- Directed by: Allen H. Miner
- Written by: Gerald Schnitzer
- Produced by: Allen H. Miner
- Cinematography: Allen H. Miner
- Edited by: Allen H. Miner
- Music by: Laurindo Almeida George Fields
- Production company: Theatre Productions
- Distributed by: RKO Radio Pictures
- Release date: December 15, 1954 (US);
- Running time: 70 minutes
- Country: United States
- Language: English

= Naked Sea =

1954 film directed by Allen H. Miner

Naked Sea is a 1954 American documentary film which follows the journey of the tuna-fishing boat the Star-Kist, on a four-month 15,000 mile journey fishing off the coast of South America. The film was produced, directed, shot and edited by Allen H. Miner. It was narrated by William Conrad, and was originally shot on 16mm film, then blown up to 35mm (with no apparent loss of quality) for theatrical distribution.
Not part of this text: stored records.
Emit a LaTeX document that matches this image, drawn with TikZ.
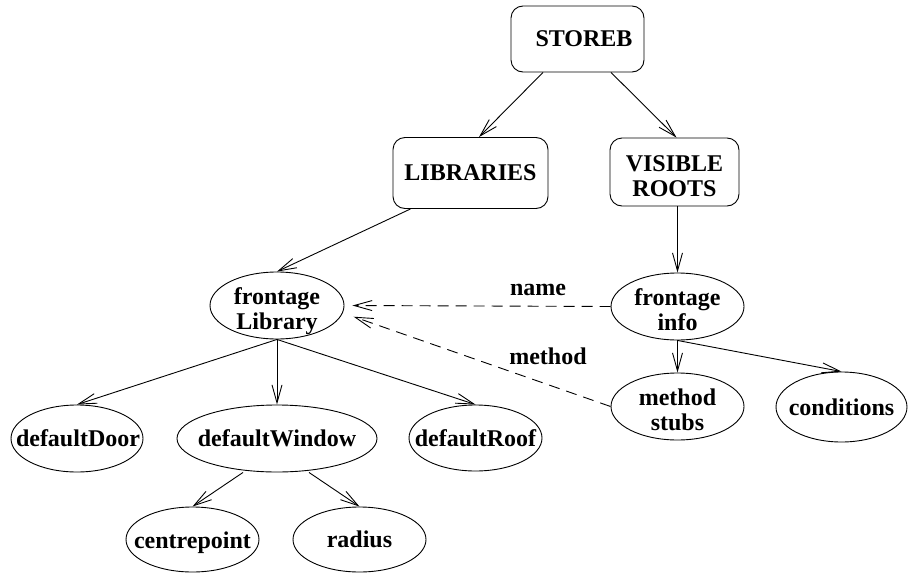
\documentclass[tikz,border=0pt]{standalone}
\usepackage{fontspec}
\setmainfont{Liberation Serif}
\usetikzlibrary{arrows.meta,shapes.geometric}
\begin{document}
\begin{tikzpicture}[x=1pt,y=-1pt,
  every node/.style={font=\fontsize{24}{25}\selectfont\bfseries, align=center},
  box/.style={draw, rounded corners=12pt, line width=0.9pt, inner sep=0pt},
  oval/.style={draw, ellipse, line width=0.9pt, inner sep=0pt},
  arr/.style={line width=0.9pt, -{Straight Barb[length=18pt,width=10pt]}},
  darr/.style={arr, dash pattern=on 11pt off 7pt},
]
\useasboundingbox (0,0) rectangle (908,573);

% boxes
\node[box, minimum width=133pt, minimum height=66pt,
  label={[xshift=6.5pt]center:STOREB}] (sb) at (577.5,39) {};
\node[box, minimum width=155pt, minimum height=71pt] (lib) at (470.5,173) {LIBRARIES};
\node[box, minimum width=129pt, minimum height=68pt,
  label={[yshift=-4.5pt]center:{VISIBLE\\ROOTS}}] (vr) at (674.5,172) {};

% ellipses
\node[oval, minimum width=134pt, minimum height=67pt,
  label={[yshift=-5.5pt]center:{frontage\\Library}}] (fl) at (277,305.5) {};
\node[oval, minimum width=133pt, minimum height=67pt,
  label={[yshift=-3.5pt]center:{frontage\\info}}] (fi) at (677.5,306.5) {};
\node[oval, minimum width=133pt, minimum height=67pt,
  label={[yshift=-3pt]center:{method\\stubs}}] (ms) at (677.5,406.5) {};
\node[oval, minimum width=131pt, minimum height=70pt,
  label={center:conditions}] (cond) at (841.5,407) {};
\node[oval, minimum width=132pt, minimum height=67pt,
  label={[xshift=1pt]center:defaultDoor}] (dd) at (77,438.5) {};
\node[oval, minimum width=200pt, minimum height=67pt,
  label={center:defaultWindow}] (dw) at (277,438.5) {};
\node[oval, minimum width=133pt, minimum height=66pt,
  label={center:defaultRoof}] (dr) at (475.5,438) {};
\node[oval, minimum width=133pt, minimum height=65pt,
  label={[yshift=-3.5pt]center:centrepoint}] (cp) at (192.5,539.5) {};
\node[oval, minimum width=133pt, minimum height=65pt,
  label={center:radius}] (rd) at (359.5,539.5) {};

% edge labels
\node (nm) at (538,290) {name};
\node (mt) at (548,356) {method};

% connectors
\draw[arr] ([xshift=-34.5pt]sb.south) -- ([xshift=8.5pt]lib.north);
\draw[arr] ([xshift=33.5pt]sb.south) -- ([xshift=2pt]vr.north);
\draw[arr] ([xshift=-60pt]lib.south) -- (fl.north);
\draw[arr] (fi.north |- vr.south) -- (fi.north);
\draw[darr] (fi.west) -- ([xshift=8pt]fl.east);
\draw[darr] (ms.west) -- ([xshift=13pt]fl.-10);
\draw[arr] (fl.south) -- (dd.north);
\draw[arr] (fl.south) -- (dw.north);
\draw[arr] (fl.south) -- (dr.north);
\draw[arr] (fi.south) -- (ms.north);
\draw[arr] (fi.south) -- (cond.north);
\draw[arr] ([xshift=-34pt]dw.south) -- (cp.north);
\draw[arr] ([xshift=32pt]dw.south) -- (rd.north);
\end{tikzpicture}
\end{document}
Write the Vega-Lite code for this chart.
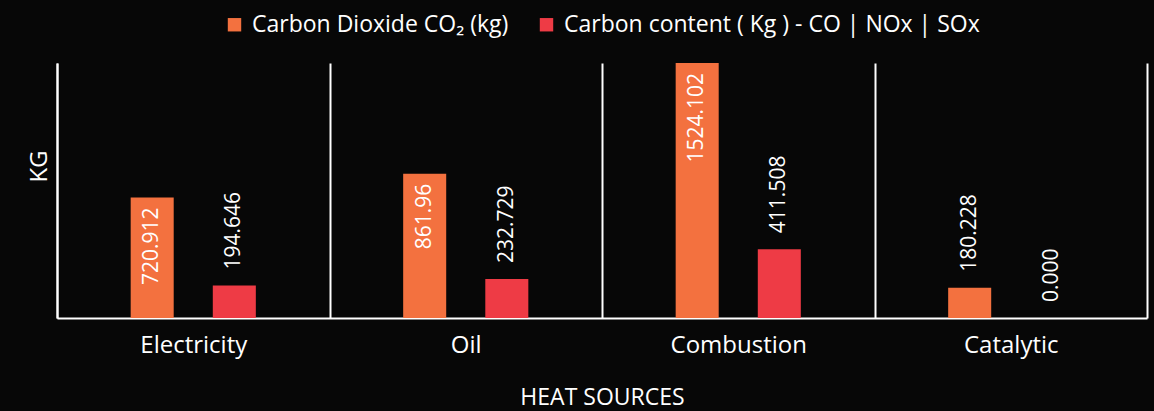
{
  "$schema": "https://vega.github.io/schema/vega-lite/v6.json",
  "autosize": {"type": "none"},
  "padding": {"left": 57, "top": 63, "right": 7, "bottom": 93},
  "width": 1090,
  "height": 255,
  "background": "#070707",
  "config": {
    "font": "Open Sans",
    "view": {"stroke": null}
  },
  "data": {
    "values": [
      {"source": "Electricity", "series": "Carbon Dioxide CO₂ (kg)", "value": 720.912, "label": "720.912"},
      {"source": "Electricity", "series": "Carbon content ( Kg ) - CO | NOx | SOx", "value": 194.646, "label": "194.646"},
      {"source": "Oil", "series": "Carbon Dioxide CO₂ (kg)", "value": 861.96, "label": "861.96"},
      {"source": "Oil", "series": "Carbon content ( Kg ) - CO | NOx | SOx", "value": 232.729, "label": "232.729"},
      {"source": "Combustion", "series": "Carbon Dioxide CO₂ (kg)", "value": 1524.102, "label": "1524.102"},
      {"source": "Combustion", "series": "Carbon content ( Kg ) - CO | NOx | SOx", "value": 411.508, "label": "411.508"},
      {"source": "Catalytic", "series": "Carbon Dioxide CO₂ (kg)", "value": 180.228, "label": "180.228"},
      {"source": "Catalytic", "series": "Carbon content ( Kg ) - CO | NOx | SOx", "value": 0, "label": "0.000"}
    ]
  },
  "encoding": {
    "x": {
      "field": "source", "type": "nominal",
      "sort": ["Electricity", "Oil", "Combustion", "Catalytic"],
      "scale": {"paddingInner": 0, "paddingOuter": 0},
      "axis": {
        "title": "HEAT SOURCES", "titleColor": "#ffffff", "titleFontSize": 23, "titleFontWeight": "normal", "titlePadding": 29,
        "labelAngle": 0, "labelColor": "#ffffff", "labelFontSize": 24, "labelPadding": 15,
        "ticks": false, "domain": true, "domainColor": "#ffffff", "domainWidth": 2,
        "grid": true, "gridColor": "#ffffff", "gridWidth": 2, "gridOpacity": 1, "tickBand": "extent"
      }
    },
    "xOffset": {
      "field": "series", "type": "nominal",
      "scale": {"paddingInner": 0.476, "paddingOuter": 0.897}
    },
    "y": {
      "field": "value", "type": "quantitative",
      "scale": {"domain": [0, 1524.102], "nice": false},
      "axis": {
        "title": "KG", "titleColor": "#ffffff", "titleFontSize": 24, "titleFontWeight": "normal", "titlePadding": 6, "titleY": 103,
        "labels": false, "ticks": false, "grid": false, "domain": true, "domainColor": "#ffffff", "domainWidth": 2
      }
    }
  },
  "layer": [
    {
      "mark": {"type": "bar"},
      "encoding": {
        "color": {
          "field": "series", "type": "nominal",
          "scale": {"domain": ["Carbon Dioxide CO₂ (kg)", "Carbon content ( Kg ) - CO | NOx | SOx"], "range": ["#F3713F", "#EE3B45"]},
          "legend": {
            "title": null, "orient": "none", "direction": "horizontal",
            "legendX": 166, "legendY": -50,
            "symbolType": "square", "symbolSize": 180, "symbolStrokeWidth": 0, "symbolOpacity": 1,
            "labelColor": "#ffffff", "labelFontSize": 23, "labelLimit": 600, "columnPadding": 26, "labelOffset": 6
          }
        }
      }
    },
    {
      "transform": [{"filter": "datum.value < 600"}],
      "mark": {"type": "text", "angle": -90, "align": "left", "baseline": "middle", "dx": 16, "color": "#ffffff", "fontSize": 21},
      "encoding": {"text": {"field": "label"}}
    },
    {
      "transform": [{"filter": "datum.value >= 600"}],
      "mark": {"type": "text", "angle": -90, "align": "right", "baseline": "middle", "dx": -10, "color": "#ffffff", "fontSize": 21},
      "encoding": {"text": {"field": "label"}}
    }
  ]
}
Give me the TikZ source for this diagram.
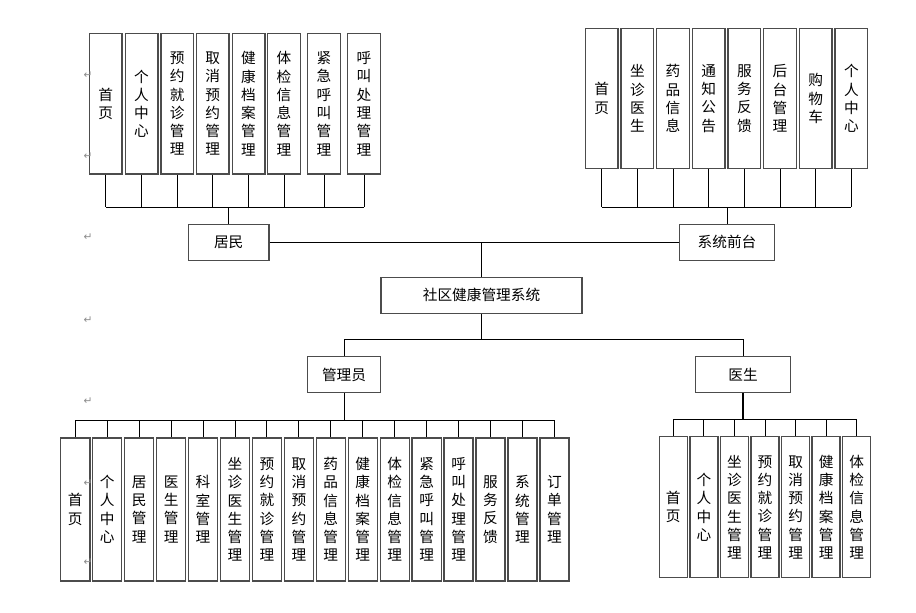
\documentclass[tikz,border=0pt]{standalone}
\usepackage{fontspec}
\setmainfont{Noto Sans CJK SC}
\newfontfamily\markfont{DejaVu Sans}
\usetikzlibrary{positioning}

\begin{document}
\begin{tikzpicture}[x=0.75pt, y=-0.75pt]

    % Farben
    \definecolor{boxcolor}{rgb}{0.3, 0.3, 0.3}
    \definecolor{linecolor}{rgb}{0, 0, 0}
    \definecolor{markcolor}{rgb}{0.55, 0.55, 0.55}

    \tikzset{
        rolebox/.style={draw=boxcolor, line width=1pt, fill=white, minimum height=26.8pt, inner sep=0pt, font=\fontsize{11}{13.7}\selectfont},
        itembox/.style={draw=boxcolor, line width=1pt, fill=white, inner sep=0pt, align=center, font=\fontsize{11}{13.7}\selectfont},
        link/.style={linecolor, line width=0.75pt}
    }

    \useasboundingbox (0,0) rectangle (916,612);

    % Hauptsystem und Rollen
    \node[rolebox, minimum width=150.8pt] (system) at (481.5, 295.3) {社区健康管理系统};
    \node[rolebox, minimum width=60.5pt] (resident) at (228.7, 242.3) {居民};
    \node[rolebox, minimum width=71.5pt] (front) at (727, 242.3) {系统前台};
    \node[rolebox, minimum width=55pt] (admin) at (344, 374.5) {管理员};
    \node[rolebox, minimum width=71pt] (doctor) at (743, 374.5) {医生};

    % Module Bewohner (oben links)
    \foreach \x/\lbl [count=\i] in {105.8/{首\\页}, 141.5/{个\\人\\中\\心}, 177.2/{预\\约\\就\\诊\\管\\理},
        212.8/{取\\消\\预\\约\\管\\理}, 248.5/{健\\康\\档\\案\\管\\理}, 284/{体\\检\\信\\息\\管\\理},
        324/{紧\\急\\呼\\叫\\管\\理}, 364/{呼\\叫\\处\\理\\管\\理}}
        \node[itembox, minimum width=24.5pt, minimum height=105.5pt] (res\i) at (\x, 103.7) {\lbl};

    % Module Systemfront (oben rechts)
    \foreach \lbl [count=\i] in {{首\\页}, {坐\\诊\\医\\生}, {药\\品\\信\\息}, {通\\知\\公\\告},
        {服\\务\\反\\馈}, {后\\台\\管\\理}, {购\\物\\车}, {个\\人\\中\\心}}
        \node[itembox, minimum width=24.5pt, minimum height=105.3pt] (fro\i) at ({601.7+35.67*(\i-1)}, 98.5) {\lbl};

    % Module Verwalter (unten links)
    \foreach \lbl [count=\i] in {{首\\页}, {个\\人\\中\\心}, {居\\民\\管\\理}, {医\\生\\管\\理}, {科\\室\\管\\理},
        {坐\\诊\\医\\生\\管\\理}, {预\\约\\就\\诊\\管\\理}, {取\\消\\预\\约\\管\\理}, {药\\品\\信\\息\\管\\理},
        {健\\康\\档\\案\\管\\理}, {体\\检\\信\\息\\管\\理}, {紧\\急\\呼\\叫\\管\\理}, {呼\\叫\\处\\理\\管\\理},
        {服\\务\\反\\馈}, {系\\统\\管\\理}, {订\\单\\管\\理}}
        \node[itembox, minimum width=21.8pt, minimum height=107.3pt] (adm\i) at ({75.3+31.94*(\i-1)}, 509.4) {\lbl};

    % Module Arzt (unten rechts)
    \foreach \lbl [count=\i] in {{首\\页}, {个\\人\\中\\心}, {坐\\诊\\医\\生\\管\\理}, {预\\约\\就\\诊\\管\\理},
        {取\\消\\预\\约\\管\\理}, {健\\康\\档\\案\\管\\理}, {体\\检\\信\\息\\管\\理}}
        \node[itembox, minimum width=21pt, minimum height=105.8pt] (doc\i) at ({673.3+30.57*(\i-1)}, 507.2) {\lbl};

    % Sammelpunkte
    \coordinate (resbus) at (228.7, 207);
    \coordinate (frobus) at (727, 207);
    \coordinate (sysbus) at (481.5, 339);
    \coordinate (admbus) at (344, 420.3);
    \coordinate (docbus) at (743, 419.3);

    % Verbindungen Mitte
    \draw[link] (resident) -- (front);
    \draw[link] (system.north) -- (system.north |- resident.east);
    \draw[link] (system.south) -- (sysbus);
    \draw[link] (admin.north) |- (doctor.north |- sysbus) -- (doctor.north);

    % Sammelschienen oben
    \draw[link] (resident.north) -- (resbus);
    \draw[link] (res1.south |- resbus) -- (res8.south |- resbus);
    \foreach \i in {1,...,8} \draw[link] (res\i.south) -- (res\i.south |- resbus);
    \draw[link] (front.north) -- (frobus);
    \draw[link] (fro1.south |- frobus) -- (fro8.south |- frobus);
    \foreach \i in {1,...,8} \draw[link] (fro\i.south) -- (fro\i.south |- frobus);

    % Sammelschienen unten
    \draw[link] (admin.south) -- (admbus);
    \draw[link] (adm1.north |- admbus) -- (adm16.north |- admbus);
    \foreach \i in {1,...,16} \draw[link] (adm\i.north |- admbus) -- (adm\i.north);
    \draw[link, line width=1.6pt] (doctor.south) -- (docbus);
    \draw[link] (doc1.north |- docbus) -- (doc7.north |- docbus);
    \foreach \i in {1,...,7} \draw[link] (doc\i.north |- docbus) -- (doc\i.north);

    % Absatzmarken
    \foreach \y [count=\i] in {75, 156, 237, 320, 401, 483, 562}
        \node[font=\markfont\fontsize{8}{9}\selectfont, text=markcolor, inner sep=0pt] (mark\i) at (88, \y) {↵};

\end{tikzpicture}
\end{document}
The fishing boat used its normal crew, captained by Joachim Qualin.

==Critical reception==
Allmovie wrote, "one of the best of the many feature-length documentaries distributed by RKO Radio in the mid-1950s...As the fishermen go about their appointed tasks, the camera soaks in a lot of local color, including a raging South American hurricane and the eruption of a Galápagos Islands volcano."